A Real Story: How Bureaucracy Kills Momentum

Recently, a company I know attempted such an experiment. They onboarded an entrepreneurial, high‑energy individual from outside , someone with the mindset of a commando, not a clerk. His mandate: open a new geography with massive potential.

He did exactly what a hunter would do.
He identified a powerful early linkage.
He moved fast.
He reached out to the leadership with excitement.

And then came the response, from a leader who had never been required to think like an entrepreneur. Someone steeped in the classic bureaucratic “CYA” culture.

The reply was a masterpiece of corporate paralysis:

“I appreciate your initiative in meeting people in this new territory, but for us to engage effectively, we need context, a structured plan, and alignment on what we are jointly looking to achieve. Without that, it becomes difficult for us to prioritise or commit resources, especially when nothing concrete has been outlined yet. Let us spend another four months studying the market and evolve a detailed implementation plan and then start.”

Brilliantly articulated.
Perfectly structured.
And absolutely spirit‑killing.

This is how you pour cold water on a go‑getter.
This is how you suffocate initiative.
This is how you turn a commando into a clerk.

Is the leader wrong?
Not entirely. Planning matters. Context matters. Alignment matters.

But this is not how hunters operate.
A hunter’s mindset is about the surgical strike , a quick, sharp opening salvo that creates early momentum while the larger plan evolves in parallel.

When the world is moving at breakneck speed, waiting four months to “study the market” is not strategy. It is self‑sabotage.

The World Has Changed. Many Organisations Haven’t.

We live in an era where industries are being disrupted in real time. New technologies, new behaviours, new competitors, everything is shifting faster than traditional organisations can comprehend.

In such a world, the companies that survive will be the ones that can:

  • Experiment fast
  • Learn fast
  • Adapt fast
  • Scale fast

The ones that cling to old models of planning, alignment, and risk‑avoidance will become irrelevant. They will become dinosaurs, large, impressive, and extinct.

The irony is that many organisations talk endlessly about innovation, agility, and transformation. They put these words in their annual reports, their town halls, their strategy decks.

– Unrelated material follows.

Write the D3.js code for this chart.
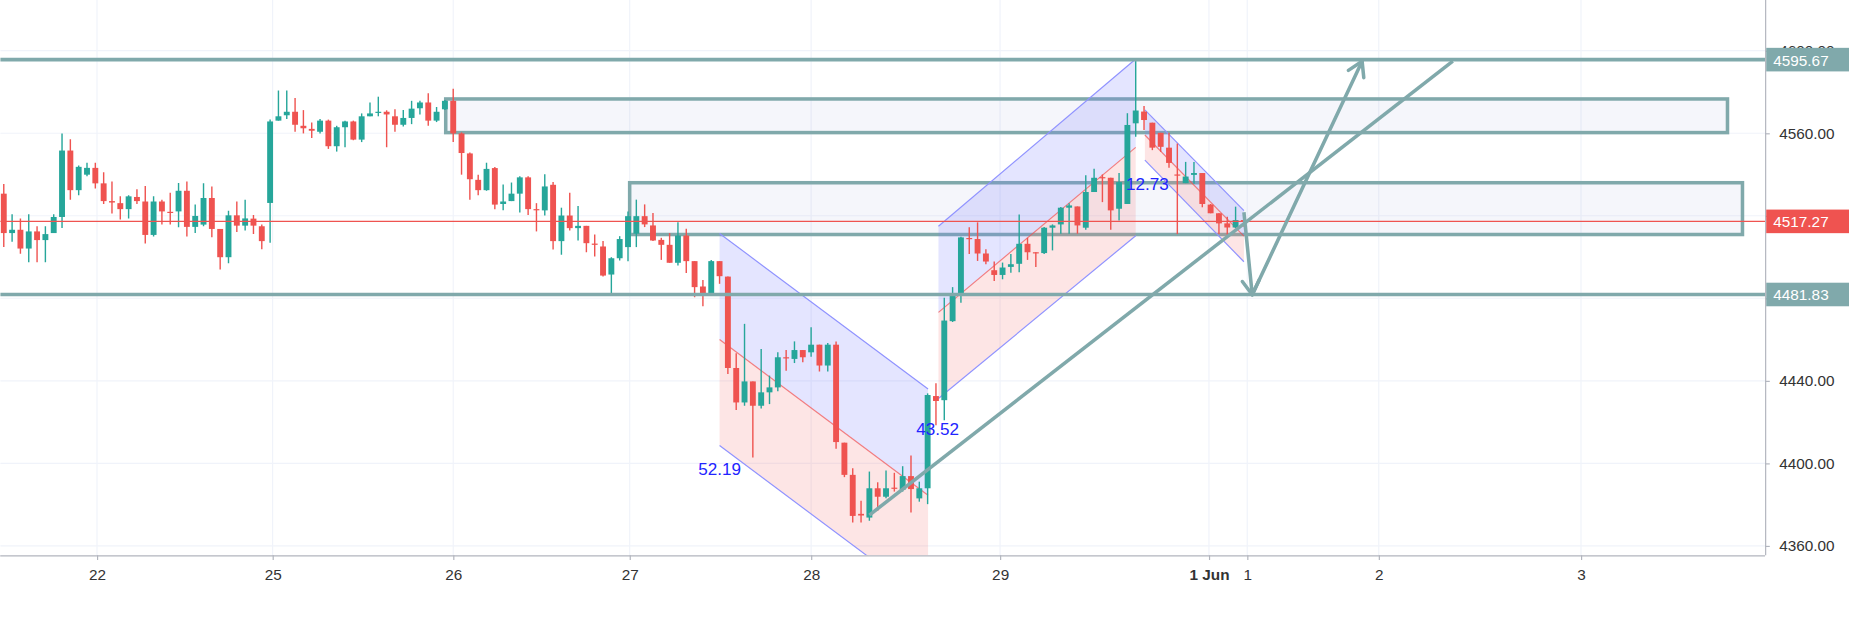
<!DOCTYPE html>
<html><head><meta charset="utf-8">
<script src="https://cdn.jsdelivr.net/npm/d3@7/dist/d3.min.js"></script>
<style>body{margin:0;background:#fff}svg{display:block}</style></head>
<body><svg id="c"></svg>
<script>
// Hourly candles [open, high, low, close]
const candles = [
[4530.7,4535.4,4504.9,4511.6],[4511.6,4520.7,4507.4,4513.2],[4513.2,4518.7,4501.6,4504.1],[4504.1,4520.7,4497.4,4512.4],
[4512.4,4514.9,4497.4,4508.2],[4508.2,4514.9,4497.4,4511.1],[4511.6,4520.7,4511.6,4519.4],[4519.4,4559.9,4514.1,4551.6],
[4551.6,4557.1,4527.7,4532.4],[4532.4,4544.4,4529.9,4543.7],[4539.9,4545.7,4539.1,4543.2],[4543.2,4545.7,4533.2,4535.7],
[4535.7,4541.1,4525.7,4527.1],[4527.1,4536.6,4521.1,4526.4],[4526.1,4529.4,4518.2,4523.2],[4523.2,4529.9,4518.7,4529.4],
[4529.1,4532.9,4525.7,4527.1],[4526.9,4534.4,4506.6,4510.7],[4510.7,4529.4,4509.9,4526.9],[4526.9,4527.7,4515.7,4522.1],
[4521.9,4531.2,4515.7,4521.6],[4522.1,4535.9,4514.4,4532.1],[4532.1,4536.6,4509.9,4514.6],[4514.6,4525.4,4511.6,4519.9],
[4515.7,4535.7,4514.9,4528.6],[4528.6,4534.2,4509.6,4513.6],[4513.6,4513.6,4494.0,4499.9],[4499.9,4522.4,4497.0,4520.2],
[4520.2,4526.9,4512.1,4515.2],[4515.2,4527.7,4512.9,4518.7],[4518.6,4520.4,4511.2,4515.2],[4514.9,4515.7,4503.7,4507.7],
[4526.2,4566.6,4506.9,4565.7],[4566.1,4580.7,4566.1,4568.2],[4568.7,4580.7,4566.9,4570.4],[4570.4,4577.1,4560.7,4564.1],
[4563.6,4571.2,4559.9,4562.4],[4562.1,4565.2,4557.7,4561.2],[4560.7,4566.9,4559.9,4566.1],[4566.1,4566.6,4552.4,4553.7],
[4553.7,4563.6,4551.1,4562.9],[4562.9,4566.1,4553.2,4565.7],[4565.7,4566.1,4556.6,4556.9],[4556.9,4569.6,4555.7,4568.2],
[4568.2,4574.9,4568.2,4569.6],[4570.0,4577.7,4568.2,4570.4],[4570.4,4571.1,4553.2,4569.1],[4568.2,4571.6,4560.7,4564.1],
[4564.1,4571.2,4563.2,4567.4],[4567.4,4575.7,4564.4,4571.9],[4572.1,4575.7,4569.1,4574.9],[4574.9,4579.4,4563.6,4566.1],
[4566.1,4572.7,4565.4,4570.4],[4571.6,4576.1,4571.2,4575.7],[4575.7,4581.6,4555.7,4559.9],[4559.9,4560.4,4539.9,4550.4],
[4550.2,4550.7,4527.7,4537.7],[4537.4,4539.9,4529.9,4532.4],[4532.4,4545.7,4532.1,4542.7],[4543.1,4543.6,4523.2,4525.4],
[4525.7,4535.2,4522.7,4526.9],[4527.1,4536.1,4527.1,4530.7],[4530.7,4539.1,4521.6,4538.6],[4538.6,4539.1,4520.4,4523.2],
[4523.2,4526.1,4512.4,4522.7],[4522.6,4540.1,4520.1,4534.2],[4535.0,4536.3,4503.6,4507.7],[4507.7,4523.9,4501.1,4520.1],
[4520.1,4531.1,4512.9,4514.0],[4514.0,4524.7,4508.0,4515.1],[4515.1,4515.1,4502.3,4506.7],[4506.5,4510.9,4500.2,4505.9],
[4505.1,4507.7,4490.5,4491.0],[4491.5,4499.9,4482.1,4499.4],[4499.4,4510.1,4498.3,4508.7],[4504.8,4522.0,4498.0,4519.8],
[4511.3,4527.8,4504.8,4519.8],[4519.8,4525.5,4514.5,4515.8],[4515.3,4521.3,4507.7,4508.0],[4508.3,4509.3,4498.6,4505.9],
[4505.9,4511.6,4497.2,4497.2],[4497.2,4516.9,4495.9,4510.4],[4510.4,4513.7,4492.2,4498.0],[4498.0,4498.0,4480.5,4485.4],
[4485.7,4488.9,4476.1,4482.4],[4482.4,4498.6,4482.4,4498.0],[4498.0,4498.0,4487.0,4490.7],[4490.5,4490.5,4443.3,4446.2],
[4446.2,4453.3,4425.8,4429.5],[4429.5,4467.6,4427.9,4439.7],[4439.7,4439.7,4402.8,4427.9],[4427.9,4455.4,4426.6,4434.4],
[4434.4,4442.5,4428.7,4436.8],[4436.8,4453.8,4434.9,4451.4],[4451.4,4454.9,4444.9,4451.0],[4450.6,4459.1,4448.6,4454.9],
[4454.9,4454.9,4449.0,4451.4],[4453.8,4465.9,4451.7,4457.5],[4457.5,4457.5,4444.5,4447.4],[4447.4,4458.3,4444.5,4457.5],
[4457.5,4459.1,4407.1,4410.3],[4410.0,4410.0,4393.3,4394.4],[4394.4,4397.6,4371.3,4374.5],[4375.5,4381.9,4371.3,4374.7],
[4373.7,4396.0,4372.1,4387.9],[4387.9,4390.8,4377.0,4383.8],[4383.8,4396.5,4383.1,4387.9],[4388.2,4395.4,4386.3,4387.9],
[4387.2,4398.6,4386.3,4393.8],[4393.8,4403.8,4376.2,4387.5],[4383.0,4391.1,4381.4,4387.9],[4387.9,4433.9,4380.2,4433.1],
[4432.6,4438.8,4418.5,4430.2],[4430.6,4480.3,4420.9,4469.2],[4468.9,4485.4,4468.5,4481.1],[4481.1,4509.8,4477.8,4509.5],
[4509.2,4514.4,4501.4,4508.7],[4508.7,4516.8,4498.1,4501.7],[4501.7,4503.8,4496.5,4497.8],[4493.6,4497.8,4488.4,4491.3],
[4491.3,4497.3,4489.2,4494.9],[4495.2,4501.4,4492.4,4496.5],[4496.7,4520.6,4492.6,4506.4],[4506.4,4509.3,4498.6,4502.3],
[4502.3,4502.3,4495.1,4501.9],[4501.9,4514.5,4501.5,4514.2],[4514.2,4515.8,4503.2,4515.3],[4515.8,4524.2,4511.3,4523.9],
[4523.9,4526.1,4511.3,4525.0],[4524.5,4524.5,4511.3,4515.3],[4514.2,4539.6,4513.2,4531.5],[4531.5,4542.8,4531.5,4538.4],
[4538.7,4540.0,4526.6,4538.2],[4538.4,4538.4,4513.2,4522.6],[4523.4,4540.7,4517.7,4536.3],[4525.7,4569.7,4525.7,4564.0],
[4564.8,4595.7,4558.3,4571.0],[4570.5,4573.2,4561.5,4566.4],[4565.1,4565.1,4551.8,4553.0],[4560.2,4560.2,4551.0,4553.4],
[4553.0,4560.2,4543.3,4545.6],[4540.0,4555.0,4511.1,4539.5],[4535.8,4546.1,4535.8,4539.0],[4539.8,4546.1,4535.5,4540.7],
[4540.7,4540.7,4524.1,4525.7],[4525.4,4525.7,4521.2,4521.2],[4521.2,4521.2,4511.1,4516.3],[4516.3,4519.5,4510.8,4514.3],
[4514.3,4524.4,4514.0,4517.9],[4517.9,4519.5,4514.7,4517.27]];

const xTickLabels = ["22","25","26","27","28","29","1 Jun","1","2","3"];
const xTickBars   = [11.2, 32.3, 54.0, 75.2, 97.0, 119.7, 144.8, 149.4, 165.2, 189.5];
const yTicks = [4360, 4400, 4440, 4480, 4520, 4560, 4600];
const levelLines = [4595.67, 4481.83];
const lastPrice = 4517.27;
// rectangles: [barStart, barEnd, priceTop, priceBottom]
const boxes = [[53.1, 207.1, 4576.6, 4560.3],[75.2, 208.9, 4536.0, 4510.9]];
// parallel channels: [bar0, bar1, upper0, upper1, lower0, lower1, label, labelBar, labelPrice]
const channels = [
  [86.0, 111.05, 4511.4, 4436.0, 4408.6, 4333.1, "52.19", 86.0, 4394.5],
  [112.3, 136.0, 4514.9, 4596.0, 4431.4, 4510.3, "43.52", 112.2, 4413.5],
  [137.1, 149.0, 4571.3, 4522.5, 4547.0, 4497.7, "12.73", 137.4, 4532.3]
];
const trendLine = [[104.0, 4374.9],[174.1, 4594.9]];
const arrowPath = [[149.0, 4521.7],[150.0, 4481.7],[163.2, 4594.9]];

const W=1568,H=531, PR=1497, PB=471;
const svg=d3.select("#c").attr("width",1849).attr("height",626).attr("viewBox",`0 0 ${W} ${H}`);
const x=d3.scaleLinear().domain([0,1]).range([3,10.06]);
const y=d3.scaleLinear().domain([4560,4440]).range([113,323]);
const font="'Liberation Sans', Arial, sans-serif";
const teal="#80a9ab";

svg.append("defs").append("clipPath").attr("id","pc").append("rect").attr("x",0).attr("y",0).attr("width",PR).attr("height",PB);
const g=svg.append("g").attr("clip-path","url(#pc)");

g.selectAll(".vg").data(xTickBars).join("line").attr("x1",d=>x(d)).attr("x2",d=>x(d)).attr("y1",0).attr("y2",PB).attr("stroke","#f0f3fa");
g.selectAll(".hg").data(yTicks).join("line").attr("x1",0).attr("x2",PR).attr("y1",d=>y(d)).attr("y2",d=>y(d)).attr("stroke","#f0f3fa");

boxes.forEach(b=>{
  g.append("rect").attr("x",x(b[0])).attr("y",y(b[2])).attr("width",x(b[1])-x(b[0])).attr("height",y(b[3])-y(b[2]))
   .attr("fill","rgba(149,152,210,0.09)").attr("stroke",teal).attr("stroke-width",3);
});

channels.forEach(c=>{
  const [b0,b1,u0,u1,l0,l1]=c; const m0=(u0+l0)/2, m1=(u1+l1)/2;
  const poly=(pts)=>pts.map(p=>[x(p[0]),y(p[1])].join(",")).join(" ");
  g.append("polygon").attr("points",poly([[b0,u0],[b1,u1],[b1,m1],[b0,m0]])).attr("fill","rgba(120,123,255,0.2)");
  g.append("polygon").attr("points",poly([[b0,m0],[b1,m1],[b1,l1],[b0,l0]])).attr("fill","rgba(245,124,124,0.2)");
  [[u0,u1,"#8f92ff"],[l0,l1,"#8f92ff"],[m0,m1,"rgba(242,80,80,0.7)"]].forEach(L=>{
    g.append("line").attr("x1",x(b0)).attr("x2",x(b1)).attr("y1",y(L[0])).attr("y2",y(L[1])).attr("stroke",L[2]).attr("stroke-width",1);
  });
});

const cw=5;
const cg=g.selectAll(".cd").data(candles).join("g");
cg.append("line").attr("x1",(d,i)=>x(i)).attr("x2",(d,i)=>x(i)).attr("y1",d=>y(d[1])).attr("y2",d=>y(d[2]))
  .attr("stroke",d=>d[3]>=d[0]?"#26a69a":"#ef5350").attr("stroke-width",1.2);
cg.append("rect").attr("x",(d,i)=>x(i)-cw/2).attr("width",cw)
  .attr("y",d=>y(Math.max(d[0],d[3]))).attr("height",d=>Math.max(1,Math.abs(y(d[0])-y(d[3]))))
  .attr("fill",d=>d[3]>=d[0]?"#26a69a":"#ef5350");

channels.forEach(c=>{
  g.append("text").attr("x",x(c[7])).attr("y",y(c[8])).attr("text-anchor","middle").attr("fill","#2224ff")
   .attr("font-family",font).attr("font-size",14.5).text(c[6]);
});

levelLines.forEach(v=>g.append("line").attr("x1",0).attr("x2",PR).attr("y1",y(v)).attr("y2",y(v)).attr("stroke",teal).attr("stroke-width",3));
g.append("line").attr("x1",0).attr("x2",PR).attr("y1",y(lastPrice)).attr("y2",y(lastPrice)).attr("stroke","#ef5350").attr("stroke-width",1);

g.append("line").attr("x1",x(trendLine[0][0])).attr("y1",y(trendLine[0][1])).attr("x2",x(trendLine[1][0])).attr("y2",y(trendLine[1][1]))
  .attr("stroke",teal).attr("stroke-width",3);
g.append("path").attr("d",d3.line().x(d=>x(d[0])).y(d=>y(d[1]))(arrowPath)).attr("fill","none").attr("stroke",teal).attr("stroke-width",3).attr("stroke-linejoin","round");
function head(p,q){const px=x(p[0]),py=y(p[1]),qx=x(q[0]),qy=y(q[1]);const a=Math.atan2(qy-py,qx-px);const L=14;
  [a+2.6,a-2.6].forEach(t=>g.append("line").attr("x1",qx).attr("y1",qy).attr("x2",qx+L*Math.cos(t)).attr("y2",qy+L*Math.sin(t))
   .attr("stroke",teal).attr("stroke-width",3).attr("stroke-linecap","round"));}
head(arrowPath[0],arrowPath[1]); head(arrowPath[1],arrowPath[2]);

svg.append("line").attr("x1",PR+0.5).attr("x2",PR+0.5).attr("y1",0).attr("y2",PB).attr("stroke","#b2b5be");
svg.append("line").attr("x1",0).attr("x2",PR).attr("y1",PB+0.5).attr("y2",PB+0.5).attr("stroke","#b2b5be");
const ya=svg.append("g").attr("transform",`translate(${PR},0)`).call(d3.axisRight(y).tickValues(yTicks).tickSize(4).tickFormat(d3.format(".2f")));
ya.select(".domain").remove();
ya.selectAll("text").attr("font-family",font).attr("font-size",13).attr("fill","#333").attr("x",12);
ya.selectAll("line").attr("stroke","#b2b5be");
const xa=svg.append("g").attr("transform",`translate(0,${PB})`).call(d3.axisBottom(x).tickValues(xTickBars).tickSize(4).tickFormat((d,i)=>xTickLabels[i]));
xa.select(".domain").remove();
xa.selectAll("text").attr("font-family",font).attr("font-size",13).attr("fill","#333").attr("dy","1.1em")
  .attr("font-weight",(d,i)=>xTickLabels[i]==="1 Jun"?"bold":"normal");
xa.selectAll("line").attr("stroke","#b2b5be");

const tags=[[levelLines[0],teal],[levelLines[1],teal],[lastPrice,"#ef5350"]];
tags.forEach(t=>{
  svg.append("rect").attr("x",PR+1).attr("y",y(t[0])-10).attr("width",W-PR).attr("height",20).attr("fill",t[1]);
  svg.append("text").attr("x",PR+7).attr("y",y(t[0])+5).attr("fill","#fff").attr("font-family",font).attr("font-size",13).text(t[0].toFixed(2));
});
</script></body></html>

But when a real entrepreneur walks in and tries to do something bold, the system reacts like an immune response, attacking the very thing that could save it.

The Choice Every Leader Must Make

Every leader, especially those running established businesses, must ask themselves a brutally honest question:

Do I want Doers or Passengers?
Doers disrupt the status quo.
Passengers defend it.

Doers take risks.
Passengers avoid them.

Doers create value.
Passengers create paperwork.

If you want innovation, you must protect the Doers.
If you want stability, you will attract Passengers.
If you want longevity, you must balance both, but never let the Passengers dominate.

The future belongs to organisations that can institutionalise entrepreneurship without descending into chaos. That can build systems without killing spirit. That can scale without suffocating initiative.

This is not easy.
But it is necessary.

Because in a world that is changing this fast, the companies that fail to metamorphose will not get a second chance.

They will simply disappear.

“The future belongs to the organisations that can reinvent themselves before the world forces them to.”